4 cautionary tales of viral app growth

4 cautionary tales of viral app growth

No industry is safe from the “fifteen minutes of fame” phenomenon, including the mobile app industry. Over the last decade or so, we’ve all experienced the familiar pattern of downloading the newest and most addictive apps, only to abandon them a few weeks later (and even delete them for precious storage space).

Here are four cautionary tales of viral app growth in recent history, and the valuable lessons they impart:

1. Pokémon GO

Pokémon GO reached many app milestones and broke several records in its first few weeks of launch. It was the #1 grossing app for 75 consecutive days on the US App Store, and it’s the fastest game to reach $500 million in revenue, according to App Annie data.

While not exactly a failure, usership has definitely declined since its release — according to a recent ComScore report, Pokémon GO’s daily unique users steeply dropped to just five million in December, from a high of 28.5 million.

What went wrong? Early on, the game had issues scaling to its massive user base, resulting in outages and downtime. This eventually led to the removal of key features like its tracking system and shutting down third-party tracking websites with cease and desist letters. Throughout all of this, Niantic (the company behind Pokémon GO) consistently failed to communicate with its users over changes and negative feedback.

Lesson learned: Take note of what your customers are saying, and let them know you’re listening by improving your product based on customer feedback.

2. Super Mario Run

During its first 24 hours of launch, Super Mario Run received 2.85 million downloads on the App Store, surpassing Pokémon GO by nearly two million. Since then, it has been downloaded more than 78 million times around the world.

But in the last few months, Super Mario Run on iOS has seen sharp declines in downloads, hitting the #115 ranking in the US App Store during mid-April. It also only has a three percent conversion rate of users who paid $10 to unlock the full game.

What could have caused the decline? From the beginning, it has required an always-on internet connection, which means playing during a subway commute or in rural areas isn’t ideal. The high $10 asking price also turned away many users, in a world where users are accustomed to the free-to-play model. And in contrast to Pokémon GO’s gradual rollout, Super Mario Run launched globally on day one, potentially leading to a steeper drop off of usage.

Lesson learned: Asking $10 for your app might be a little too steep in an F2P dominated app market. Consider a gradual rollout of your app for better market testing. And use a DRM system that doesn’t require an internet connection!

3. Vine

Vine came to market during time where social and short-form video (one of today’s top trends) were first starting to take off. With a $40 million acquisition by Twitter in late 2012 and official app launch just a few months later, Vine quickly rose to become the most-used video sharing application in the market.

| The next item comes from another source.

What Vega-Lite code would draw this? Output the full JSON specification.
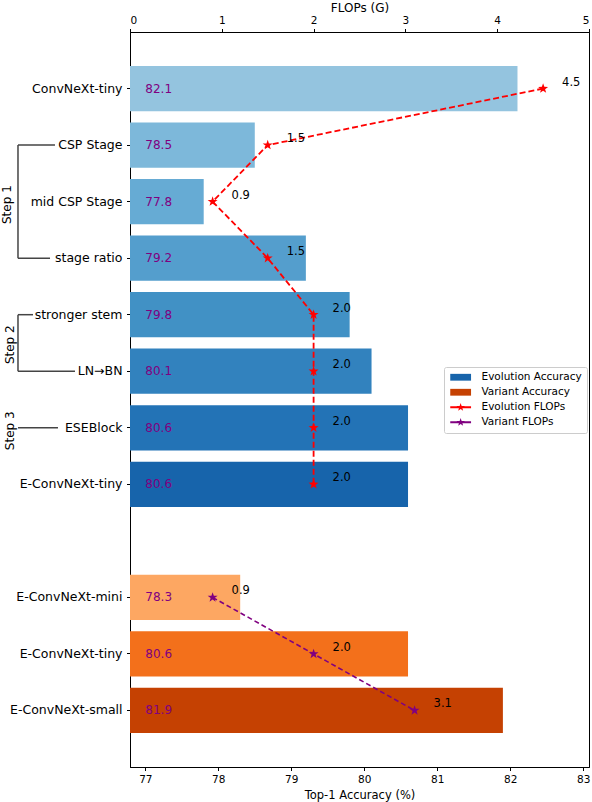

While Vine was a great way to give people their six seconds of fame, the app itself unfortunately experienced the same. A recent report found that the majority of Vine’s top users from 2013 had stopped using the app altogether by 2016. Then in October 2016, Twitter announced they would be shutting down Vine, replacing it with a camera app.

What went wrong here? Losing your most valuable users is never a good sign. With a huge social media shift towards video (and lots of new competition), Vine failed to captivate its users with new features, to keep it fresh and interesting. So instead, its users flocked to competition like Snapchat and Instagram.

Lessons learned: Improve upon your app with new features, often. Snapchat is a great example of this: filters, news, location tagging, and most recently, removing a time limit on viewing snaps. Also, think outside the box for new ways users can engage with your product — case in point, Snapchat Spectacles.

4. Flappy Bird

Though released in May 2013, Flappy Bird didn’t rise to peak popularity until January 2014, when it was the most downloaded free game in the iOS App Store. The game was hailed for its simple yet maddeningly difficult mechanics, but criticized at times with accusations of unoriginality and even plagiarism. In February, 2014, Flappy Bird creator Dong Nguyen tweeted that he was taking Flappy Bird down, citing “altruistic” reasons.

This move created two pretty amazing and unexpected consequences. The first is that since the app was no longer available to download, mobile phones with existing installations started cropping up on eBay for as much as $90,000. The second is that Flappy Bird became one of the most cloned mobile games of all time, to the point where both Apple and Google began rejecting disallowing games with the word “Flappy” in the title.

Lessons learned: Make sure you are committed to the success of your app — and everything that goes with it. You will be both praised and criticized for your successes, and it helps to know this going in.

In conclusion

Viral growth can do more harm to your app than you might expect. It’s hard to sustain — if you’re a young startup, you likely don’t have the necessary funds available to keep up with viral demand. In the long run, your investors will want to see consistent growth, so supplement your approach with a strong long-term retention/acquisition strategy. Slow and steady seems to be the key to winning the race.